A formal, respectful, and courteous manner should always be
followed. Casual communication is only appropriate after a professional
relationship has been established.
Guidelines
With cell and home phones doing double duty as business/personal telephones,
it’s especially important to regulate the atmosphere of your business calls. Lee
Silber, author of Self-Promotion for the Creative Person, has this advice, “Answer
the phone like a business person. (No screaming kids, loud music, or eating.) Be
professional but remain personable. Have a signature salutation when you
answer the phone. Your voice/answering machine is a marketing tool. Treat it as
such. (Upbeat and updated is good.)”
When your phone call involves multiple details, decision-making, negotiating,
or other complicated issues, you should prepare for the call as you
would for a business meeting. Plan in advance what you want to cover and
what you hope to achieve. Don’t try to keep this in your head. Instead, write
up a simple agenda or checklist that will keep you on track. Otherwise you
might end up focusing on the other person’s agenda and forgetting important
items of your own.
The Agenda. An agenda is simply the written outline or list of the topics you
want to cover during your telephone conversation. Before the call is made,
write down the date, time, purpose, name of the person you are speaking with
(if you don’t know this in advance, get the correct spelling, title, and telephone
extension), and the items you want to cover. If negotiation is going to be part of
your conversation, write down your desired outcomes. One effective executive
we know prepares by grading potential outcomes into: 1) the ideal outcome, 2)

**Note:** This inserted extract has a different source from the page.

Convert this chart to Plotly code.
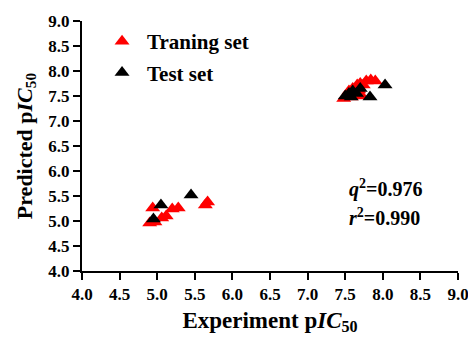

an acceptable outcome, and 3) an unacceptable outcome or, in other words, a
deal breaker.
If you are good at thinking fast and coming up with quick and grounded
responses, an agenda or list is probably all you need to stay focused and conclude
your phone conversation satisfactorily. If you are not at your best in confronta-
tions (even on the phone), you can still increase your effectiveness by anticipating
a few different ways the conversation could go and figure out how to respond
most productively. Write your responses down like mini-scripts until you get the
hang of it.
Meeting Notes. Take notes while you’re on the phone. Write down, for
example, adjustments on costs or timeframes, the names and numbers of new
people coming into the project, or referrals and resources.
As soon as you hang up, look over your notes and add to or clarify what
you’ve written. Even if you have a great memory, you don’t need to tie it up with
details of the projects you’re working on. Paper trails are a part of good business
practice. Save all of your phone notes in your project files.